Budget basics
A calm overview of the four core numbers: To be budgeted, Assigned, Activity, and Available.
The three budget columns
Your budget table is a simple story: what you planned, what happened, and what is left.
Money you set aside for the month.
Think: a plan.
Spending and inflows posted this month.
Think: real life.
Assigned + Activity + any rollover from prior months.
Think: how safe you are to spend.
To be budgeted (TBB)
TBB is the cash you can still assign to categories this month. It is the heartbeat of zero-based budgeting.
If TBB is negative, you assigned more than you have. Cover overspending or reduce assignments.
Example
Checking + Savings = $6,000. Assigned this month = $4,400.
TBB = $1,600
Rollover and overspending
- Rollover on: unused Available carries to next month.

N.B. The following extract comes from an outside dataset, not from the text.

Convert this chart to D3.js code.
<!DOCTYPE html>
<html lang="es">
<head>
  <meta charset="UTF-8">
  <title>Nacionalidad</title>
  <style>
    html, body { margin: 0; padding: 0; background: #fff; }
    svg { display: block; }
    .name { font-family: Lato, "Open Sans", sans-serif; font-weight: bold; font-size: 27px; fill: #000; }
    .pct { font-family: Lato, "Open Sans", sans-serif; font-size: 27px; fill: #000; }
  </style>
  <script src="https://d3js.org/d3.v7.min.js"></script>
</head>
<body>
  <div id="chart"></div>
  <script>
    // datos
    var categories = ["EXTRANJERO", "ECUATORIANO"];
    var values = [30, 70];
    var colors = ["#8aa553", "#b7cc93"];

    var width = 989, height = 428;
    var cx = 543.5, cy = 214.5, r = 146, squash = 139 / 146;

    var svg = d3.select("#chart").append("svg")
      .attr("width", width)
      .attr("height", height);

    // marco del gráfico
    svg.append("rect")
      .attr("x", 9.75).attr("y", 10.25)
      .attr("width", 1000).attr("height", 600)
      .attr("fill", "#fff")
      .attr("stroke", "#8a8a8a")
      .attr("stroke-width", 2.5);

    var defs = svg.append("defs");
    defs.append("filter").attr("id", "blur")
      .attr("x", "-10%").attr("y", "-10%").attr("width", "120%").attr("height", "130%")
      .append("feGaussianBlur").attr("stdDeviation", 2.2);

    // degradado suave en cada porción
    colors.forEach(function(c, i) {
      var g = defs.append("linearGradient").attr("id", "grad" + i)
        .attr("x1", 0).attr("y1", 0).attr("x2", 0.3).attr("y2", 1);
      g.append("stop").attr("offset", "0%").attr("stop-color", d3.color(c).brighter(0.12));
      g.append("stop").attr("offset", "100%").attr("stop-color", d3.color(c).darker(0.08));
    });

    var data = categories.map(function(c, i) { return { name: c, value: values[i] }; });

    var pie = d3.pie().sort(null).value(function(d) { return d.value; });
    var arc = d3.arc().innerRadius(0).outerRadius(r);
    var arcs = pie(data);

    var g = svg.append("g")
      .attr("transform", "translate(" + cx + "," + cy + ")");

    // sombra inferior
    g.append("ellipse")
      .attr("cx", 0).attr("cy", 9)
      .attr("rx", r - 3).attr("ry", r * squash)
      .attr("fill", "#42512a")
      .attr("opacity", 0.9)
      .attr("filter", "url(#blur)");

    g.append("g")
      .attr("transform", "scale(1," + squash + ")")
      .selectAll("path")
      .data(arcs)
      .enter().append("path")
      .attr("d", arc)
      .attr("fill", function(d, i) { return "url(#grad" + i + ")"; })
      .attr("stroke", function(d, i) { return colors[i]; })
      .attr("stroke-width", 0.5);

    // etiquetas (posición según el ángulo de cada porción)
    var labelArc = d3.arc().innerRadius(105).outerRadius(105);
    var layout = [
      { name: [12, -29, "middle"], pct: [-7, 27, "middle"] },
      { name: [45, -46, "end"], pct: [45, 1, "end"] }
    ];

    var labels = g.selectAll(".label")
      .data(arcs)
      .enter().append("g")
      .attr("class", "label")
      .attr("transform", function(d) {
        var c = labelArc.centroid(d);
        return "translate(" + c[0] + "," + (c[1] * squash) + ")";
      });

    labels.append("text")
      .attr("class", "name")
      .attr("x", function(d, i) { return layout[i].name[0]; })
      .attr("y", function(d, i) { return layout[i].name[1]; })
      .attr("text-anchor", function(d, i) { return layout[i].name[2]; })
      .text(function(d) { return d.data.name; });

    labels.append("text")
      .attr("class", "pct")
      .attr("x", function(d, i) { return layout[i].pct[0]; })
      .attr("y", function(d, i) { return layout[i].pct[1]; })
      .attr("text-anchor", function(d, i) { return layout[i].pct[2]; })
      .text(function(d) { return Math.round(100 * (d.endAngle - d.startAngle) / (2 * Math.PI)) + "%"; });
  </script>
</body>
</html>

- Rollover off: unused Available does not carry forward.
- Overspending shows as a negative Available and should be covered.

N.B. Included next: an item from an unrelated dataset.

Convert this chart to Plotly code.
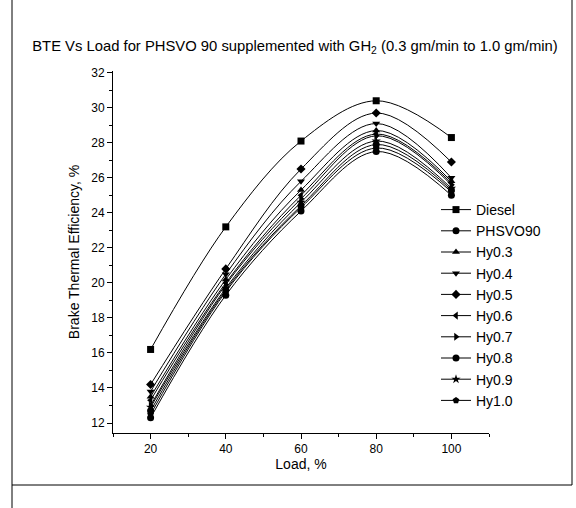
import plotly.graph_objects as go

loads = [20, 40, 60, 80, 100]
series_names = ["Diesel", "PHSVO90", "Hy0.3", "Hy0.4", "Hy0.5", "Hy0.6", "Hy0.7", "Hy0.8", "Hy0.9", "Hy1.0"]
diesel = [16.2, 23.2, 28.1, 30.4, 28.3]
phsvo90 = [12.3, 19.3, 24.1, 27.5, 25.0]
hy03 = [13.5, 20.2, 25.3, 28.7, 25.8]
hy04 = [13.8, 20.5, 25.8, 29.1, 26.0]
hy05 = [14.2, 20.8, 26.5, 29.7, 26.9]
hy06 = [13.3, 20.0, 25.0, 28.5, 25.7]
hy07 = [13.0, 19.9, 24.8, 28.4, 25.6]
hy08 = [12.7, 19.6, 24.4, 27.9, 25.3]
hy09 = [12.9, 19.7, 24.6, 28.1, 25.4]
hy10 = [12.5, 19.5, 24.3, 27.7, 25.2]
all_values = [diesel, phsvo90, hy03, hy04, hy05, hy06, hy07, hy08, hy09, hy10]
symbols = ["square", "circle", "triangle-up", "triangle-down", "diamond",
           "triangle-left", "triangle-right", "circle", "star", "pentagon"]

FONT = "Arial, Liberation Sans, sans-serif"

fig = go.Figure()
for name, vals, sym in zip(series_names, all_values, symbols):
    fig.add_trace(go.Scatter(
        x=loads, y=vals, name=name, mode="lines+markers",
        line=dict(color="black", width=1, shape="spline", smoothing=1.0),
        marker=dict(symbol=sym, size=7, color="black"),
    ))

W, H = 576, 508
L, R, T, B = 113, 87, 71, 75
pw, ph = W - L - R, H - T - B

def px(x):
    return (x - L) / pw

def py(y):
    return (H - B - y) / ph

fig.update_layout(
    width=W, height=H,
    margin=dict(l=L, r=R, t=T, b=B, autoexpand=False),
    paper_bgcolor="white", plot_bgcolor="white",
    font=dict(family=FONT, color="black", size=12),
    title=dict(text="BTE Vs Load for PHSVO 90 supplemented with GH<sub>2</sub> (0.3 gm/min to 1.0 gm/min)",
               x=295 / W, xanchor="center", y=1 - 46 / H, yanchor="middle",
               font=dict(family=FONT, size=14.8, color="black")),
    showlegend=True,
    legend=dict(x=px(436), xanchor="left", y=py(194), yanchor="top",
                bgcolor="rgba(0,0,0,0)", font=dict(family=FONT, size=14),
                tracegroupgap=0, itemwidth=30),
    xaxis=dict(range=[10, 110], tickvals=[20, 40, 60, 80, 100], automargin=False,
               showline=True, linecolor="black", linewidth=1,
               ticks="outside", ticklen=5, tickcolor="black",
               minor=dict(tickvals=[10, 30, 50, 70, 90, 110], ticks="outside", ticklen=3, tickcolor="black"),
               showgrid=False, zeroline=False,
               title=dict(text="Load, %", font=dict(family=FONT, size=14), standoff=2)),
    yaxis=dict(range=[11.43, 32.1], tickvals=list(range(12, 33, 2)), automargin=False,
               showline=True, linecolor="black", linewidth=1,
               ticks="outside", ticklen=5, tickcolor="black",
               minor=dict(tickvals=list(range(13, 32, 2)), ticks="outside", ticklen=3, tickcolor="black"),
               showgrid=False, zeroline=False,
               title=dict(text="Brake Thermal Efficiency, %", font=dict(family=FONT, size=14), standoff=8)),
    shapes=[
        dict(type="line", xref="paper", yref="paper", x0=px(12), x1=px(12), y0=py(0), y1=py(508),
             line=dict(color="black", width=1)),
        dict(type="line", xref="paper", yref="paper", x0=px(572), x1=px(572), y0=py(0), y1=py(485),
             line=dict(color="black", width=1)),
        dict(type="line", xref="paper", yref="paper", x0=px(12), x1=px(572), y0=py(485), y1=py(485),
             line=dict(color="black", width=1)),
    ],
)

fig.write_html("out.html", config={"displayModeBar": False},
               post_script="document.body.style.margin='0px';document.body.style.overflow='hidden';")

- Cover overspending by moving money from another category.
Tags in the budget table
You may see tags like Obligation or Goal beside category names. These tags reflect the category purpose and help explain how Safe to spend is calculated.
Step-by-step workflow
- Add your income so cash appears in TBB.
- Assign TBB into categories in the budget table.
- Record transactions so Activity stays accurate.
- Cover overspending before the month ends.
Use cases
- Paycheck budgeting: assign each paycheck as it lands.
- Sinking funds: create categories for annual expenses and roll over.
- Shared budgets: use categories to keep expectations clear.
Troubleshooting
- TBB is lower than expected: check on-budget account balances.
- Available is negative: cover the category with another assignment.
- Numbers do not add up: open the Explain popovers for a breakdown.